The iterative modeling process showed a reservoir with the producing well located in a channel connecting to sources of gas at both ends. The shape of the reservoir is consistent with two lobate-shaped sand bodies connected by a channel valley fill. The final shape of the reservoir (Figure 2) is substantially different than the initial concept of an elliptical reservoir.

The best model was based on volumetric depletion without the support of an aquifer. After comprehensive testing and hundreds of realizations, interpreters found there was no geologic model with the presence of an aquifer that replicated the complete pressure and production data. Subsequent additional production supported the volumetric depletion conclusion as it followed the prediction. The integrated DRC approach resulted in an estimated Original-Gas-In-Place (OGIP) of more than 25 Bcf for the reservoir. This is significantly higher than the 7 Bcf obtained by using a wellhead pressure-cumulative gas decline curve method and the 14 Bcf obtained by using a traditional material balance plot. Without using all of the flow and build-up information, as the traditional methods do, the operating company would have underestimated the remaining gas in the ground. Further, additional drilling location opportunities were identified in case the operator wanted to accelerate production.

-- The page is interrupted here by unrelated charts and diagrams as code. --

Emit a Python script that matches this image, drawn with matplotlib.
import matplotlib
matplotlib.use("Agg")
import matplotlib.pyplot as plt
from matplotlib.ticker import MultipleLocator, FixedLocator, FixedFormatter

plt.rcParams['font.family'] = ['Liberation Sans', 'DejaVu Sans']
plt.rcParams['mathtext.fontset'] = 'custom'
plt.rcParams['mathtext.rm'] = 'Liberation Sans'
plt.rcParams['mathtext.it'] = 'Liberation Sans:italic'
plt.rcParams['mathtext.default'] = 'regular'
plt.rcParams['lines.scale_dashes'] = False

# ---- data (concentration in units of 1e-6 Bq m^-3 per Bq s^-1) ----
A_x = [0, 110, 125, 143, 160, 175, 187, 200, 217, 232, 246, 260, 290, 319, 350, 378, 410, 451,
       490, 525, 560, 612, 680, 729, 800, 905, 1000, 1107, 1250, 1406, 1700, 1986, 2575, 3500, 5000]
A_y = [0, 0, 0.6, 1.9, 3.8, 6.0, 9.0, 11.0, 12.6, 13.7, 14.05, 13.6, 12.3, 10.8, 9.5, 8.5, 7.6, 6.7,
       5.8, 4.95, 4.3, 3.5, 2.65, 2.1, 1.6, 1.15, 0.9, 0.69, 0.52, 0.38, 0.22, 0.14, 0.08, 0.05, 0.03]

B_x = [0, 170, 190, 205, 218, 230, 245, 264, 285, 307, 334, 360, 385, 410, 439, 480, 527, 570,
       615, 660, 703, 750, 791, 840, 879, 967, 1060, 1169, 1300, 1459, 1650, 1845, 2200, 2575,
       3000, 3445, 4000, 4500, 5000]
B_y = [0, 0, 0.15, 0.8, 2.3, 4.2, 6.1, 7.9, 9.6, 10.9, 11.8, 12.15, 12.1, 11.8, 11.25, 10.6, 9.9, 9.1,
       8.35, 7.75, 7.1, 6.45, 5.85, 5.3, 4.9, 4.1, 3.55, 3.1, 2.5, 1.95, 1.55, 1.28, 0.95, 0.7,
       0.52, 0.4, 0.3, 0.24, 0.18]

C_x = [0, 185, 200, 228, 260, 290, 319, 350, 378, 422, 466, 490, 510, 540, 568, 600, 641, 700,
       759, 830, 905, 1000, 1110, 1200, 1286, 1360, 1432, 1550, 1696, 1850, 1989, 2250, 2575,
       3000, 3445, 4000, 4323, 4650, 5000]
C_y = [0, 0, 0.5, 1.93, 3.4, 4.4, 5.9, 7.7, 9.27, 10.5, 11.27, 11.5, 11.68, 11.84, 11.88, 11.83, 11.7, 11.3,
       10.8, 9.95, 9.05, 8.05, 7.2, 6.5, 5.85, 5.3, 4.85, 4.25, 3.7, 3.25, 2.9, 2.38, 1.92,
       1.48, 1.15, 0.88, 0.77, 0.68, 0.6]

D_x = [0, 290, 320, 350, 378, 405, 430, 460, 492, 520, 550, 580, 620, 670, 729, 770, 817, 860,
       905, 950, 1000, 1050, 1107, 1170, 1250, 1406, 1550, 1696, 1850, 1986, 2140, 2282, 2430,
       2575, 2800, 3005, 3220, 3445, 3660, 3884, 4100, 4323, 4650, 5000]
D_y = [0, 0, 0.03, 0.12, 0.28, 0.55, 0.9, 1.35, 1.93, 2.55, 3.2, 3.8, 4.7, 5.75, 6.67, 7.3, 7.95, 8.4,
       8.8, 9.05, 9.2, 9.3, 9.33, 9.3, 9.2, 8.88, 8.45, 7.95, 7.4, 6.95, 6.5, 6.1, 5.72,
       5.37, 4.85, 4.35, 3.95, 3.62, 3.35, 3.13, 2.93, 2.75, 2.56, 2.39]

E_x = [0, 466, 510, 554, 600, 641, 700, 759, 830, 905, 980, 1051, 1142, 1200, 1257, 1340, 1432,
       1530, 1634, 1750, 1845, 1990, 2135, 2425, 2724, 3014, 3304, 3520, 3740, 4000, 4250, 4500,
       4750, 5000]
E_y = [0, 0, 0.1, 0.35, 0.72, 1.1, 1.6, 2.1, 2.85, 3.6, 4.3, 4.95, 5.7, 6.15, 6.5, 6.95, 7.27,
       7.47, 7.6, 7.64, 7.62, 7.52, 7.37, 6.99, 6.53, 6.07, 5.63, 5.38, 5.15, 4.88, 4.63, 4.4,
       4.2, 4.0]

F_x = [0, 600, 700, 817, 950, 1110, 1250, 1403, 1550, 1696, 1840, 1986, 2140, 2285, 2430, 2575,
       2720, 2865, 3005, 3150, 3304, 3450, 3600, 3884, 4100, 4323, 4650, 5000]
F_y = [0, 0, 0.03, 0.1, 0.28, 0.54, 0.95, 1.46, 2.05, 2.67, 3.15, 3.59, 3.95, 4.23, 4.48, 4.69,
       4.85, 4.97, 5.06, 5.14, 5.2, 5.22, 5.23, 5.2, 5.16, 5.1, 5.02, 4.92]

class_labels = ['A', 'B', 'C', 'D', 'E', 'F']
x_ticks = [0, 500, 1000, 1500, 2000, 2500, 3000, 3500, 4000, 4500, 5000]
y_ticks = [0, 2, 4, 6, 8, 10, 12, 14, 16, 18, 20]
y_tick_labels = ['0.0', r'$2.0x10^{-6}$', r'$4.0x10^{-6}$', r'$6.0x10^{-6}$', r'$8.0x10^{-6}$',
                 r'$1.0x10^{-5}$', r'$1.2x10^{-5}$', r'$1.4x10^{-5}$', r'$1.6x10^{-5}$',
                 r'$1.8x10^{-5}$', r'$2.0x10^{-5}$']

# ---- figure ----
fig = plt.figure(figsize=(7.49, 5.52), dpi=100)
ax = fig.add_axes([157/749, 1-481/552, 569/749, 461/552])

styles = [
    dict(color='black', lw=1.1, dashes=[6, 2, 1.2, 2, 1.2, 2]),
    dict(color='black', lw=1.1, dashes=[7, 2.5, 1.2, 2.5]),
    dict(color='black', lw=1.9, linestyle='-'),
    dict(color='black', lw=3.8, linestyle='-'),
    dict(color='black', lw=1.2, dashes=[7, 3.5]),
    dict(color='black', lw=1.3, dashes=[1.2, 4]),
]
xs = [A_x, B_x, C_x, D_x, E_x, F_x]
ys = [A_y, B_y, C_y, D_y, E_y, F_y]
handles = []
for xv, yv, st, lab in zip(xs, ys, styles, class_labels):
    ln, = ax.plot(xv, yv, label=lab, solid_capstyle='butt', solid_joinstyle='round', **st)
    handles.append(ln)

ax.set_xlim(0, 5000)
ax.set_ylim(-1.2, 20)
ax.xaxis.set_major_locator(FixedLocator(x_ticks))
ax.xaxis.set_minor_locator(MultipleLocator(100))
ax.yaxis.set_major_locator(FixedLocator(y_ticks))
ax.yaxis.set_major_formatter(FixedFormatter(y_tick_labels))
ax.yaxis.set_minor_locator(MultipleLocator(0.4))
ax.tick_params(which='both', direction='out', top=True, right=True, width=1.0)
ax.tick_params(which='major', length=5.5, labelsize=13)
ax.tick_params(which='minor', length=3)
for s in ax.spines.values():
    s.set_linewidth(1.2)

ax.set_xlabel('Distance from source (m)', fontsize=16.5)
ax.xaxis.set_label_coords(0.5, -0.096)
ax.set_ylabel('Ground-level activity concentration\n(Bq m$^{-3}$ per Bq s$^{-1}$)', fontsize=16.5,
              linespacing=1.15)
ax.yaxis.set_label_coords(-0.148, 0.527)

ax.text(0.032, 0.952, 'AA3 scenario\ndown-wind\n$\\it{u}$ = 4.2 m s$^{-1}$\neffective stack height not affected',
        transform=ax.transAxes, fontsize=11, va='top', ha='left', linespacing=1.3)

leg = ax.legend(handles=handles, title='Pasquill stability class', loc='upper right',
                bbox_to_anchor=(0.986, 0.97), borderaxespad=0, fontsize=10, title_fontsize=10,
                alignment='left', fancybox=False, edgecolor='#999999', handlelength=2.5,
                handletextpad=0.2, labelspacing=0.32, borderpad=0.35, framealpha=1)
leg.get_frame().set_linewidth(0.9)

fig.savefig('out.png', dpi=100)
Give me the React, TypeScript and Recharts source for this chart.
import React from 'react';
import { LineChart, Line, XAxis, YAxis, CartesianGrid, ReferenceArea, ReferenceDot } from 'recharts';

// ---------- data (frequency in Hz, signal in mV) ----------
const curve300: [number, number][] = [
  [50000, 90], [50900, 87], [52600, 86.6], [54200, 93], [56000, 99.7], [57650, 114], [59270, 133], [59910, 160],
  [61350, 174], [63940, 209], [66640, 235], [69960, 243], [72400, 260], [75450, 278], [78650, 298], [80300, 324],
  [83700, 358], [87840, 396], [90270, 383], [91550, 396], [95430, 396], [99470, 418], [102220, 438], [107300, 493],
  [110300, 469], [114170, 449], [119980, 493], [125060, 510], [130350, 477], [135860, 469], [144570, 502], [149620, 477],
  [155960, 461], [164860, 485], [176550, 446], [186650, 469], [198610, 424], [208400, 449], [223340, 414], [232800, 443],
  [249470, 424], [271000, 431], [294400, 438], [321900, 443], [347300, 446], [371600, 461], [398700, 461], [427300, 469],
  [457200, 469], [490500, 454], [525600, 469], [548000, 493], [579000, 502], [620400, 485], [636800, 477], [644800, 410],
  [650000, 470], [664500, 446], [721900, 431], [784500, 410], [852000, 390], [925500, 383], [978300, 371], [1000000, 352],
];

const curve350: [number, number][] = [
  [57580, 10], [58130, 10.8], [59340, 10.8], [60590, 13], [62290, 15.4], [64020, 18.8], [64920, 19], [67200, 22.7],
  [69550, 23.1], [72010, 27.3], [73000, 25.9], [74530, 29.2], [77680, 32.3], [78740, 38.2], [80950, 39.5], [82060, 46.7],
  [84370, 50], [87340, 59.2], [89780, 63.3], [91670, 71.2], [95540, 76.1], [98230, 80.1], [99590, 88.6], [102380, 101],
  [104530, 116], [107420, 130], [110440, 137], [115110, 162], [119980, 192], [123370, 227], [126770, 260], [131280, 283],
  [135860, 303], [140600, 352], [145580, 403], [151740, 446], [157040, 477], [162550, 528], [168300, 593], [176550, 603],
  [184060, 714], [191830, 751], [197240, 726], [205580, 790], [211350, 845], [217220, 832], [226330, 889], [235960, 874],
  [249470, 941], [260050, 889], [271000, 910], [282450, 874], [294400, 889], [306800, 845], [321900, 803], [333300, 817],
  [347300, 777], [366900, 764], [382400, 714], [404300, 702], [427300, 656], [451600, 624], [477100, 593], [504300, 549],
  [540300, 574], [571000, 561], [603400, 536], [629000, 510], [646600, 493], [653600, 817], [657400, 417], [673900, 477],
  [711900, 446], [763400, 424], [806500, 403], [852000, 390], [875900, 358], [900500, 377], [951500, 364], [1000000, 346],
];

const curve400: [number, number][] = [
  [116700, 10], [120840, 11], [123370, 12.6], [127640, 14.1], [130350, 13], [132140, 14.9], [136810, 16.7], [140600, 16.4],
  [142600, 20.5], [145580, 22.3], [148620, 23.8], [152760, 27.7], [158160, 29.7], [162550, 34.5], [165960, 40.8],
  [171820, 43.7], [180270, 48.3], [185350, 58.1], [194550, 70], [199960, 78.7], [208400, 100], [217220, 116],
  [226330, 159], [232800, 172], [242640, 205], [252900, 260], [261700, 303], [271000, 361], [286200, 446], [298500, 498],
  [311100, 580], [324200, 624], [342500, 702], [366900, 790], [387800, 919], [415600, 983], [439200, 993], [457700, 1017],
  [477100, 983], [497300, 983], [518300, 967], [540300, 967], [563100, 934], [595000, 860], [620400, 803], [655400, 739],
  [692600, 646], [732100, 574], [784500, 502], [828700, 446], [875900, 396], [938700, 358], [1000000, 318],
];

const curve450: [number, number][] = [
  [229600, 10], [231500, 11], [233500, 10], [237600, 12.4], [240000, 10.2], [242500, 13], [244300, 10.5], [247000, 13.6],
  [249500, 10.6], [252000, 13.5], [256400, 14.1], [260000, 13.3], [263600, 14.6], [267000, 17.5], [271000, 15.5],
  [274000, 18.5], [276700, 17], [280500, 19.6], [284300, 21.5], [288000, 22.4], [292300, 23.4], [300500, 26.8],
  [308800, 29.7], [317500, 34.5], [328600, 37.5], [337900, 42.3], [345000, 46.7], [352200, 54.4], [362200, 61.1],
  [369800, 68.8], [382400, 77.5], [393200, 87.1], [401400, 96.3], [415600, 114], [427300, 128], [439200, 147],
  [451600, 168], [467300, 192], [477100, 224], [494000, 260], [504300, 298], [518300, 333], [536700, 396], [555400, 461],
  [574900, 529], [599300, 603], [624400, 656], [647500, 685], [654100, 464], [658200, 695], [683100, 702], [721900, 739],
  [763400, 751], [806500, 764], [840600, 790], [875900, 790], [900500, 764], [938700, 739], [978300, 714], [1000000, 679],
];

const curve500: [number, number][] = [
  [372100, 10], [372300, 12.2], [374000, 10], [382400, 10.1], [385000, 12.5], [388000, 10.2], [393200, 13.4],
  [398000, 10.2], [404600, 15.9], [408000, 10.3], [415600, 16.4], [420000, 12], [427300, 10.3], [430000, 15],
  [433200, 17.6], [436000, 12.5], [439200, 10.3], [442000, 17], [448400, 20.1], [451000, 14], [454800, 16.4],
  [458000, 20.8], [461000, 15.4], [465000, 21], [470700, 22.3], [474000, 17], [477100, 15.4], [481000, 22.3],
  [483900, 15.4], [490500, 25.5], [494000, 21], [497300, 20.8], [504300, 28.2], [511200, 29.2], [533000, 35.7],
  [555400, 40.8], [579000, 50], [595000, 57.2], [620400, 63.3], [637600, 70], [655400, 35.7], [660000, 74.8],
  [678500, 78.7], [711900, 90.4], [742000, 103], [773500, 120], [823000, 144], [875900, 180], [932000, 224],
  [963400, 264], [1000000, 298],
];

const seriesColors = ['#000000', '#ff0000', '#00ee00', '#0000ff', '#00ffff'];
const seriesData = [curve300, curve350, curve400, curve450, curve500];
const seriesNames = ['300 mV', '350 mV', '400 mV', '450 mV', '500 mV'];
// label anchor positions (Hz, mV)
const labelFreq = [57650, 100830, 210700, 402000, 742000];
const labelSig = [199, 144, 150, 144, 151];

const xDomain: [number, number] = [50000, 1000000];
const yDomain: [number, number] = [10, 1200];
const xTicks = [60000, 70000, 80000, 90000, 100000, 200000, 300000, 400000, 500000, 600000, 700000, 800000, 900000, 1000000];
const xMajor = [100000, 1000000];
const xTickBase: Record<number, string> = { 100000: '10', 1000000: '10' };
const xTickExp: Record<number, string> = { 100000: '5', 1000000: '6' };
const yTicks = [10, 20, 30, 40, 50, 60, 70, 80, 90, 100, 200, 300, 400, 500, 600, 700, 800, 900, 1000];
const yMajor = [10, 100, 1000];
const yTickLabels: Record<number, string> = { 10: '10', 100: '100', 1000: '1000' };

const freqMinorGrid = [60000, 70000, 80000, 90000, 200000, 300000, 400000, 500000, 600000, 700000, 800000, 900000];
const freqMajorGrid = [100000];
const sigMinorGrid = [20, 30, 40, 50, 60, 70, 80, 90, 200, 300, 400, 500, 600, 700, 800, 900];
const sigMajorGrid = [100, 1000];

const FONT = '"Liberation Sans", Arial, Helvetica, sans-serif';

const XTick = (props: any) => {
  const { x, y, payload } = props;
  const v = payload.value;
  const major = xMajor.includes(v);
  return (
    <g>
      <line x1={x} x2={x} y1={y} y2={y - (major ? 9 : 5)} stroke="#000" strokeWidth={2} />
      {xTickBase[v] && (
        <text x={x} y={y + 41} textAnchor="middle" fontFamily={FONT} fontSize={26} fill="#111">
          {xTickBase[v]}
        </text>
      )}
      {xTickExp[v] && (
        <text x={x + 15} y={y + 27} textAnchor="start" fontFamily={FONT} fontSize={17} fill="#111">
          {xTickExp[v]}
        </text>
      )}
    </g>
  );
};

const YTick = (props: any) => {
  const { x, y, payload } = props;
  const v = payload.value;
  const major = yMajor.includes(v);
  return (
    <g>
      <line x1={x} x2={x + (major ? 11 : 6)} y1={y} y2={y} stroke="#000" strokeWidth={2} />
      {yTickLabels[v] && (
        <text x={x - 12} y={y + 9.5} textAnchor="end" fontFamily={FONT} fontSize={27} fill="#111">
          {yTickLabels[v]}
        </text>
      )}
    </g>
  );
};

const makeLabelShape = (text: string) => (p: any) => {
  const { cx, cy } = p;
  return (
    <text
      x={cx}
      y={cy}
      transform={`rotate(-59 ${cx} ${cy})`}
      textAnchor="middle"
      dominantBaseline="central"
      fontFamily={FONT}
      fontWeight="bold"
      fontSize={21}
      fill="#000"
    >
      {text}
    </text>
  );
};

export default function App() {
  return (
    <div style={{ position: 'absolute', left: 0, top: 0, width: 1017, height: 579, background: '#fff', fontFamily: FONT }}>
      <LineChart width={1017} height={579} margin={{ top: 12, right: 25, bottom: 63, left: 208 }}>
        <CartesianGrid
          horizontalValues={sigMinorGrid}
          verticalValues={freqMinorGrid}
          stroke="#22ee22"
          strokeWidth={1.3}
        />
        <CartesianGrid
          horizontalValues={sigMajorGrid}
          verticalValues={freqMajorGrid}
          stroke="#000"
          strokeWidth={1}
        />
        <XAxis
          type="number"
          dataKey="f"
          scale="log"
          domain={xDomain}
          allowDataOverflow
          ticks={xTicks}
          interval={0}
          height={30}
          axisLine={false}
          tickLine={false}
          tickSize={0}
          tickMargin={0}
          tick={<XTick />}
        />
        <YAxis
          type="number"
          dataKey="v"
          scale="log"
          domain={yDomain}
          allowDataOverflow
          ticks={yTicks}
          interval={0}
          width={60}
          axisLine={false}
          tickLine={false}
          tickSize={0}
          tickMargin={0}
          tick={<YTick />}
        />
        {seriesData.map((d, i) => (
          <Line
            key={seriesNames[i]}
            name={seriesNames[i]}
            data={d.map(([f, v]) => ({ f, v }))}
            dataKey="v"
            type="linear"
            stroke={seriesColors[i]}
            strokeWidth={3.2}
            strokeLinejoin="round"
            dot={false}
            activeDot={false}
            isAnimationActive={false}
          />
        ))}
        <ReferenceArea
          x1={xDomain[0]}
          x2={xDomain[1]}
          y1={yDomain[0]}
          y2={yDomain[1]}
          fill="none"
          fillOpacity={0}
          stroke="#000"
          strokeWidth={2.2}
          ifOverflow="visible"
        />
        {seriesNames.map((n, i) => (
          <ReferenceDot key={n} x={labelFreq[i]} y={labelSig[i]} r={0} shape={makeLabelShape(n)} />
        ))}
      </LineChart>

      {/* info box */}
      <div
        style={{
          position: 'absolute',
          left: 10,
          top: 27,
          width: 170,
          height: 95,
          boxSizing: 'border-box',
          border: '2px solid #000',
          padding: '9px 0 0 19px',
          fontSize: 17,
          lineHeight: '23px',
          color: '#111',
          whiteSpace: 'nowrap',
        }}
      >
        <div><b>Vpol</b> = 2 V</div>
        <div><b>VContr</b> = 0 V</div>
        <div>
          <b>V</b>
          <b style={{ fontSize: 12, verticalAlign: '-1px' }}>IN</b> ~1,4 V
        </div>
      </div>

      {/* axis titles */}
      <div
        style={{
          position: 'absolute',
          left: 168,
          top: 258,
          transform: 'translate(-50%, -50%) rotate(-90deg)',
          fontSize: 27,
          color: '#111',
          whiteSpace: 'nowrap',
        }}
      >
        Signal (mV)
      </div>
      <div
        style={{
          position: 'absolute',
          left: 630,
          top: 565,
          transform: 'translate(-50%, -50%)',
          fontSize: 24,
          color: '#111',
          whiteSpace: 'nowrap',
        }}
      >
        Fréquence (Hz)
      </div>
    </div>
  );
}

With 2 months of production and with a cumulative recovery of 700 MMcf (2.8% of OGIP), the DRC process was able to provide a reserves estimate superior to all of the traditional methods. The model also was available to test development scenarios.

Conclusion

Recent statistics support a range of US $113 billion to $124 billion worldwide average expenditure on drilling and production. As noted at the beginning of this article, 40% of the drills are dry or sub-optimal. This suggests that $45 billion/year may be expended on disappointing results. There is substantial capital at stake. Dynamic Reservoir Characterization can be used for real-time and predictive reservoir modeling and characterization, resulting in more successful and profitable drilling programs and reservoir management.